YOUR OBJECTIVE
Pull out every line of the listing below where "with" appears.

------------------------

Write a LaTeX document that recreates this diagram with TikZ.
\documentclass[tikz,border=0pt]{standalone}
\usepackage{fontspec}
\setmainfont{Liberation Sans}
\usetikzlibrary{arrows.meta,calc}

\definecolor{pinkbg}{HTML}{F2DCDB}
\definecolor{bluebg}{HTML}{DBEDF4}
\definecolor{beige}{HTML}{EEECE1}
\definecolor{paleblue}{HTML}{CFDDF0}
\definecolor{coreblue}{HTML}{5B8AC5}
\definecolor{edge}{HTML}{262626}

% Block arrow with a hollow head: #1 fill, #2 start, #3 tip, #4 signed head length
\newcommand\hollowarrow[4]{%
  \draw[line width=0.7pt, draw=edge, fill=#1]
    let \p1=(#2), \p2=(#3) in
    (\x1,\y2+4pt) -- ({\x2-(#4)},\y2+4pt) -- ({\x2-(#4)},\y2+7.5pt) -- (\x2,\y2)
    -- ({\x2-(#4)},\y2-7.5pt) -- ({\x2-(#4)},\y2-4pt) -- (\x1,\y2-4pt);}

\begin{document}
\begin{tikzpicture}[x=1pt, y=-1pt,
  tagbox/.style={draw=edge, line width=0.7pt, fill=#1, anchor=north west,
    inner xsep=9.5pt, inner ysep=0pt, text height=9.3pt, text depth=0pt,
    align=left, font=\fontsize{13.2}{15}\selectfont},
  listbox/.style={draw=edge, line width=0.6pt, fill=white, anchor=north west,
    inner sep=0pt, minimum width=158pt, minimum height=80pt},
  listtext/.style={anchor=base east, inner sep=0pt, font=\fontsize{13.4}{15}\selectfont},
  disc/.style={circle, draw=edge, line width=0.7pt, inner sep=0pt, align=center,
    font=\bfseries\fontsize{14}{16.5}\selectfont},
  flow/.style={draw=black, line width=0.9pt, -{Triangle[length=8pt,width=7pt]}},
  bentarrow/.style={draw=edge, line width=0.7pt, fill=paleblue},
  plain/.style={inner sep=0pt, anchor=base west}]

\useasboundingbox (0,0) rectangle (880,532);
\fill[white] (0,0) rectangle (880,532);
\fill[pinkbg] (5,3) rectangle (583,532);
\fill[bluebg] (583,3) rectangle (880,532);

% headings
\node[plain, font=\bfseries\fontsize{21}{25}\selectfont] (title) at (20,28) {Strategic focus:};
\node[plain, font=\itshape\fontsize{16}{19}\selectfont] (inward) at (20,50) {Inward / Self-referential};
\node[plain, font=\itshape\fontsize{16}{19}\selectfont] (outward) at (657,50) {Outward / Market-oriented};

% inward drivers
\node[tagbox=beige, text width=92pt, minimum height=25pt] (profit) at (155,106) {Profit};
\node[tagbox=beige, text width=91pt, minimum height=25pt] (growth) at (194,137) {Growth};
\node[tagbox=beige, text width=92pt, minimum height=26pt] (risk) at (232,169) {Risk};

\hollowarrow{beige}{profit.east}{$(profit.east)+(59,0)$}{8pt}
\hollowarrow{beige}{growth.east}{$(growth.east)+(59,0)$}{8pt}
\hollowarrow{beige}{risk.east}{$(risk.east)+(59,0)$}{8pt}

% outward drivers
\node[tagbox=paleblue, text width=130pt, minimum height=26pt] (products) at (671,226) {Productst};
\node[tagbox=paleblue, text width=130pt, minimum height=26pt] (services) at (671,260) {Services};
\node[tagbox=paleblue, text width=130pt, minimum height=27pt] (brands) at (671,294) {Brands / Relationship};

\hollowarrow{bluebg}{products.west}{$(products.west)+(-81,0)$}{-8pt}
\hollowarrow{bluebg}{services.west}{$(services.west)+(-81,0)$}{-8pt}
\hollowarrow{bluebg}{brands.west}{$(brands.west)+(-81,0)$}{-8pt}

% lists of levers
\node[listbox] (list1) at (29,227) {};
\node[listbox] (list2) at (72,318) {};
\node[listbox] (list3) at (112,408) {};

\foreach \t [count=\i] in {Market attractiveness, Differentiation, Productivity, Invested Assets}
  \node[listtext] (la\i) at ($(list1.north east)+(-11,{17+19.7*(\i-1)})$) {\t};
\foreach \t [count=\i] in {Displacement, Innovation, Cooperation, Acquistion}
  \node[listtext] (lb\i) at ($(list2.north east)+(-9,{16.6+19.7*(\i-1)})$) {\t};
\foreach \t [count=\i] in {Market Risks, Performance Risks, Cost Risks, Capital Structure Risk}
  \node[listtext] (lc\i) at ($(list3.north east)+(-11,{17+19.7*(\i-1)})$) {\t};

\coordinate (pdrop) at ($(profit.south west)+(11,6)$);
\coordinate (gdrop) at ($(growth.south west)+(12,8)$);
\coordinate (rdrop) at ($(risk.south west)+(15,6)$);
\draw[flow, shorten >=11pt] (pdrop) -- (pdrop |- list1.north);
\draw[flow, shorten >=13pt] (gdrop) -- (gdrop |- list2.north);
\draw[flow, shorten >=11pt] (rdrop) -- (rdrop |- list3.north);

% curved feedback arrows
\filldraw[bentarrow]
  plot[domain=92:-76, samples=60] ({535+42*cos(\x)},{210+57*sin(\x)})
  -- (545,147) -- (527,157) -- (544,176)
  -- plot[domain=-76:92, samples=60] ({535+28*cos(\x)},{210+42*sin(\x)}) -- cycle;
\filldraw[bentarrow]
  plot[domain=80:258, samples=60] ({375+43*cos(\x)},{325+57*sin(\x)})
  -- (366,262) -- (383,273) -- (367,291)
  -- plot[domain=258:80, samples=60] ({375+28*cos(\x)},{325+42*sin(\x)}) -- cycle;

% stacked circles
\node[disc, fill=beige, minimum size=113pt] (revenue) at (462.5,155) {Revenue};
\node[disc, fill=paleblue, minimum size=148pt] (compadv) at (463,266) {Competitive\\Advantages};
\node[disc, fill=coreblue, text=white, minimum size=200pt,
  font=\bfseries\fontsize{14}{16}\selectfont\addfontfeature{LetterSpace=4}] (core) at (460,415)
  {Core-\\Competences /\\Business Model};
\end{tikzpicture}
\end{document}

------------------------

FINISHED TASK
Write a LaTeX document that recreates this diagram with TikZ.
% Block arrow with a hollow head: #1 fill, #2 start, #3 tip, #4 signed head length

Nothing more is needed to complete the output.